During a meeting with Sun editors and reporters last Thursday, Lavallee said one of his priorities is strict enforcement of traffic laws: speeding, right-on-reds, stop signs, etc.
Minutes after the meeting concluded, City Councilor Rodney Elliott told The Column that he had seen Lavallee stop a driver on Princeton Street on Wednesday, for crossing a solid double yellow line.
"How many chiefs would actually get out of their car and do that?" Elliott said.
Lavallee issued a written warning to the woman, who was from Lawrence.
Lavallee commonly makes traffic stops. He admits he has an advantage because his Ford Crown Victoria is unmarked.
PUT WALTER "Buddy" Flynn in the "I'm sick of Jim Sullivan" category.
Flynn, a Housing Authority commissioners, called a local radio station the other morning while Sullivan, the former head man in Cambridge and a short-term city manager in the 1970s, co-hosted.
Sullivan often has said Elliott isn't up to snuff on financial issues related to the new parking garage downtown. Flynn told Sullivan his diatribes are counter-productive and that he ought to have more respect for "public servants." Sullivan stood his ground.

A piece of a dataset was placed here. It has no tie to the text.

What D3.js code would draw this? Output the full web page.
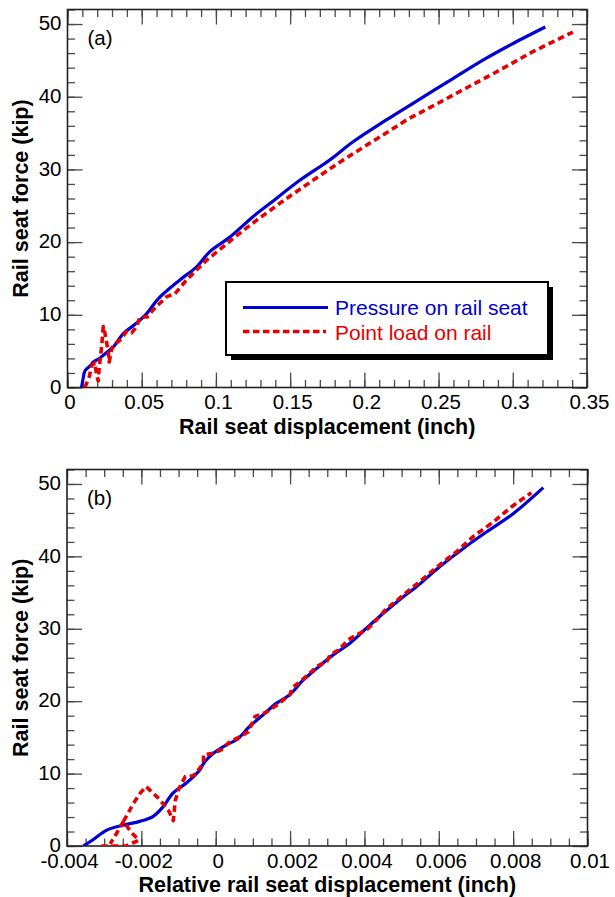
<!DOCTYPE html>
<html><head><meta charset="utf-8">
<script src="https://cdn.jsdelivr.net/npm/d3@7"></script>
<style>
html,body{margin:0;padding:0;background:#fff;}
svg{display:block;font-family:"Liberation Sans",Arial,sans-serif;}
</style></head>
<body>
<svg id="chart" width="615" height="897"></svg>
<script>
// ---------- DATA ----------
// Panel (a): rail seat displacement (inch) vs rail seat force (kip)
const blueA_x = [0.0095,0.0098,0.0105,0.0118,0.0154,0.0174,0.0221,0.0286,0.031,0.0376,0.0468,0.0535,0.0611,0.0757,0.087,0.0959,0.1094,0.125,0.1363,0.1565,0.1767,0.1924,0.214,0.2328,0.2597,0.2822,0.3046,0.3219];
const blueA_F = [0,0.4,1.2,2.3,3.0,3.5,4.1,5.2,5.6,7.4,8.9,10.2,12.2,14.8,16.6,18.7,20.7,23.5,25.3,28.5,31.3,33.8,36.7,39.1,42.5,45.3,47.8,49.6];
const redA_x = [0.0115,0.0125,0.0147,0.0163,0.0185,0.0196,0.0207,0.0214,0.023,0.0241,0.0252,0.0264,0.0275,0.0281,0.0297,0.0308,0.0353,0.0398,0.0432,0.0466,0.0488,0.0537,0.0578,0.0607,0.0668,0.0724,0.0802,0.0937,0.1116,0.1273,0.1475,0.1654,0.1857,0.2036,0.2216,0.2283,0.2496,0.2687,0.2889,0.3135,0.3405];
const redA_F = [0,0.4,1.5,3.0,3.4,1.7,0.9,2.8,5.6,8.4,7.5,6.1,4.9,3.5,5.2,5.8,6.5,7.7,7.5,8.4,9.7,9.7,10.7,11.3,12.5,12.9,14.8,17.5,20.5,23.0,26.0,28.5,31.3,33.6,35.9,36.8,39.1,41.2,43.4,46.2,48.9];

// Panel (b): relative rail seat displacement (inch) vs rail seat force (kip)
const blueB_x = [-0.00356,-0.00329,-0.00293,-0.00248,-0.00204,-0.00168,-0.00142,-0.00115,-0.00079,-0.00043,-0.0003,-0.00006,0.0003,0.00057,0.00091,0.00127,0.00163,0.00199,0.00235,0.00271,0.00316,0.00361,0.00406,0.0045,0.00504,0.0054,0.00603,0.00666,0.00729,0.008,0.00881];
const blueB_F = [0,0.9,2.2,2.9,3.4,4.1,5.4,7.3,8.7,10.5,11.6,12.8,14.0,14.7,16.5,18.1,19.7,20.9,22.9,24.5,26.4,28.0,30.1,32.1,34.4,35.8,38.6,41.1,43.4,45.9,49.5];
// null marks a break in the recorded trace
const redB_x = [-0.00308,-0.00241,-0.00207,-0.00229,-0.00248,-0.00266,-0.00284,null,-0.00248,-0.00221,-0.00203,-0.00187,-0.0015,-0.00127,-0.00114,-0.00109,-0.001,-0.00082,-0.0006,-0.00042,-0.00033,-0.00033,-0.00006,0.00016,0.00039,0.00066,0.00088,0.00106,0.00133,0.0016,0.00178,0.002,0.00205,0.00227,0.0025,0.00272,0.00299,0.00308,0.00331,0.00357,0.0038,0.00407,0.00434,0.00456,0.00501,0.00555,0.00604,0.00649,0.00694,0.00748,0.00797,0.00849];
const redB_F = [0,0,0.8,2.0,3.4,1.8,0.3,null,3.4,5.9,7.3,8.2,6.4,4.9,3.5,6.2,7.8,9.6,9.7,10.8,11.5,12.6,12.8,13.3,14.45,15.1,15.8,17.9,18.4,19.3,20.0,20.9,21.8,22.7,23.7,24.8,25.5,26.4,27.1,28.5,29.2,29.9,31.3,32.6,34.5,36.8,38.9,40.7,42.8,44.8,46.9,48.8];

// Ticks
const yTicks = [0,10,20,30,40,50];
const xTicksA = [0,0.05,0.1,0.15,0.2,0.25,0.3,0.35];
const xLabelsA = ["0","0.05","0.1","0.15","0.2","0.25","0.3","0.35"];
const xTicksB = [-0.004,-0.002,0,0.002,0.004,0.006,0.008,0.01];
const xLabelsB = ["-0.004","-0.002","0","0.002","0.004","0.006","0.008","0.01"];
const seriesNames = ["Pressure on rail seat","Point load on rail"];
const yTitle = "Rail seat force (kip)";

// ---------- DRAWING ----------
const svg = d3.select("#chart");
const BLUE = "#0000d2", RED = "#e60000", FRAME = "#222";

function minorRange(a, b, step){
  const n = Math.round((b - a) / step);
  return d3.range(n + 1).map(i => +(a + i * step).toFixed(6));
}

function panel(opt){
  const {left, right, top, bottom, xDomain, xTicks, xLabels, xMinorStep, blue, red, label, xTitle, id} = opt;
  const x = d3.scaleLinear().domain(xDomain).range([left, right]);
  const y = d3.scaleLinear().domain([0, 52]).range([bottom, top]);
  const g = svg.append("g");

  g.append("clipPath").attr("id", "clip" + id)
    .append("rect").attr("x", left).attr("y", top).attr("width", right - left).attr("height", bottom - top);

  const xMinor = minorRange(xDomain[0], xDomain[1], xMinorStep);
  const yMinor = minorRange(0, 52, 2);
  const tickStyle = sel => { sel.select(".domain").remove(); sel.selectAll(".tick line").attr("stroke", "#4a4a4a").attr("stroke-width", 1.3); };

  // minor ticks
  g.append("g").attr("transform", `translate(0,${bottom})`)
    .call(d3.axisBottom(x).tickValues(xMinor).tickSize(-7.5).tickFormat(""))
    .call(tickStyle);
  g.append("g").attr("transform", `translate(0,${top})`)
    .call(d3.axisTop(x).tickValues(xMinor).tickSize(-7.5).tickFormat(""))
    .call(tickStyle);
  g.append("g").attr("transform", `translate(${left},0)`)
    .call(d3.axisLeft(y).tickValues(yMinor).tickSize(-7.5).tickFormat(""))
    .call(tickStyle);
  g.append("g").attr("transform", `translate(${right},0)`)
    .call(d3.axisRight(y).tickValues(yMinor).tickSize(-7.5).tickFormat(""))
    .call(tickStyle);

  // major ticks + labels
  g.append("g").attr("transform", `translate(0,${bottom})`)
    .call(d3.axisBottom(x).tickValues(xTicks).tickSize(-15).tickPadding(8)
      .tickFormat((d, i) => xLabels[i]))
    .call(tickStyle)
    .call(s => s.selectAll("text").attr("font-size", 20.5).attr("fill", "#000")
      .attr("font-family", "'Liberation Sans', Arial, sans-serif").attr("dx", 2).attr("dy", "1.06em").attr("y", 0));
  g.append("g").attr("transform", `translate(0,${top})`)
    .call(d3.axisTop(x).tickValues(xTicks).tickSize(-15).tickFormat(""))
    .call(tickStyle);
  g.append("g").attr("transform", `translate(${left},0)`)
    .call(d3.axisLeft(y).tickValues(yTicks).tickSize(-15).tickPadding(6))
    .call(tickStyle)
    .call(s => s.selectAll("text").attr("font-size", 20.5).attr("fill", "#000")
      .attr("font-family", "'Liberation Sans', Arial, sans-serif").attr("x", -6).attr("dy", "0.28em"));
  g.append("g").attr("transform", `translate(${right},0)`)
    .call(d3.axisRight(y).tickValues(yTicks).tickSize(-15).tickFormat(""))
    .call(tickStyle);

  // frame
  g.append("rect").attr("x", left).attr("y", top).attr("width", right - left).attr("height", bottom - top)
    .attr("fill", "none").attr("stroke", FRAME).attr("stroke-width", 1.6);

  // curves
  const line = d3.line().defined(d => d[0] !== null && d[1] !== null).x(d => x(d[0])).y(d => y(d[1]));
  const plot = g.append("g").attr("clip-path", `url(#clip${id})`);
  plot.append("path").datum(blue[0].map((v, i) => [v, blue[1][i]]))
    .attr("d", line.curve(d3.curveCatmullRom.alpha(0.5)))
    .attr("fill", "none").attr("stroke", BLUE).attr("stroke-width", 3.2).attr("stroke-linejoin", "round");
  plot.append("path").datum(red[0].map((v, i) => [v, red[1][i]]))
    .attr("d", line.curve(d3.curveLinear))
    .attr("fill", "none").attr("stroke", RED).attr("stroke-width", 3.6)
    .attr("stroke-dasharray", "6.5,4").attr("stroke-linejoin", "round");

  // panel label
  g.append("text").attr("x", left + 20).attr("y", top + 35).attr("font-size", 20.5).attr("fill", "#000").text(label);

  // titles
  g.append("text").attr("x", (left + right) / 2).attr("y", bottom + 46)
    .attr("text-anchor", "middle").attr("font-size", 21.5).attr("font-weight", "bold").attr("fill", "#000").text(xTitle);
  g.append("text").attr("transform", `translate(28,${(top + bottom) / 2}) rotate(-90)`)
    .attr("text-anchor", "middle").attr("font-size", 21.5).attr("font-weight", "bold").attr("fill", "#000").text(yTitle);
  return {x, y, g};
}

panel({id: "a", left: 67.5, right: 587, top: 9.5, bottom: 387.5,
  xDomain: [0, 0.35], xTicks: xTicksA, xLabels: xLabelsA, xMinorStep: 0.01,
  blue: [blueA_x, blueA_F], red: [redA_x, redA_F], label: "(a)",
  xTitle: "Rail seat displacement (inch)"});

panel({id: "b", left: 67, right: 587.5, top: 469.5, bottom: 846,
  xDomain: [-0.004, 0.01], xTicks: xTicksB, xLabels: xLabelsB, xMinorStep: 0.0005,
  blue: [blueB_x, blueB_F], red: [redB_x, redB_F], label: "(b)",
  xTitle: "Relative rail seat displacement (inch)"});

// legend (panel a)
const lg = svg.append("g");
lg.append("rect").attr("x", 231).attr("y", 287).attr("width", 322).attr("height", 73).attr("fill", "#000");
lg.append("rect").attr("x", 226).attr("y", 282).attr("width", 322).attr("height", 73)
  .attr("fill", "#fff").attr("stroke", "#000").attr("stroke-width", 2);
lg.append("line").attr("x1", 243).attr("x2", 328).attr("y1", 307.5).attr("y2", 307.5)
  .attr("stroke", BLUE).attr("stroke-width", 3.2);
lg.append("line").attr("x1", 243).attr("x2", 326).attr("y1", 331.5).attr("y2", 331.5)
  .attr("stroke", RED).attr("stroke-width", 3.6).attr("stroke-dasharray", "6.5,3.5");
lg.append("text").attr("x", 335).attr("y", 314.5).attr("font-size", 21).attr("fill", BLUE).text(seriesNames[0]);
lg.append("text").attr("x", 335).attr("y", 339.5).attr("font-size", 21).attr("fill", RED).text(seriesNames[1]);
</script>
</body></html>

The bottom line is many at City Hall are tired of Sullivan's "I know it all" rants against the garage and redevelopment plans for the Hamilton Canal District and the Jackson-Appleton-Middlesex area. Those plans have been in the works for years. Sullivan hasn't muttered a peep until recently, long after his opposition may have had impact.
Sullivan also says Lowell is in a financial mess, but has not proposed how to fix it, except for giving Tsongas Arena and LeLacheur Park to UMass Lowell.
Many councilors and city administrators also are questioning Sullivan's track record as city manager, during one of the lowest points in Lowell's economic history.
TAKING THE podium at the Lowell Plan's annual breakfast at the Lowell Memorial Auditorium last week, James Conway promptly wished "Happy Anniversary" to Lowell High School on its coming 175th.
Conway, a successful businessman and chairman at the economic development think tank, also plugged Headmaster William Samaras and urged him to stay beyond the current school year when he's set to retire.
That's not what School Superintendent Karla Brooks Baehr and School Committee members Jackie Doherty and Connie Martin wanted to hear, especially while surrounded by 350 of the city's most influential political and business leaders.
Samaras would like to stay. But Baehr, with strong support from Doherty and Martin, flatly rejected the request with no explanation this summer.
Last week Samaras was awarded the "Friends of Education Award" by the Harvard Club, for excellence in public education.
"He is as good an educator as we have in the system," said Sen. Steve Panagiotakos, chairman of the Senate Ways and Means Committee, a Harvard alum, and former School Committee member.
"If he is leaving of his own volition, that is fine, but if he is being forced out, that is a serious miscarriage of justice and appreciation," Panagiotakos said.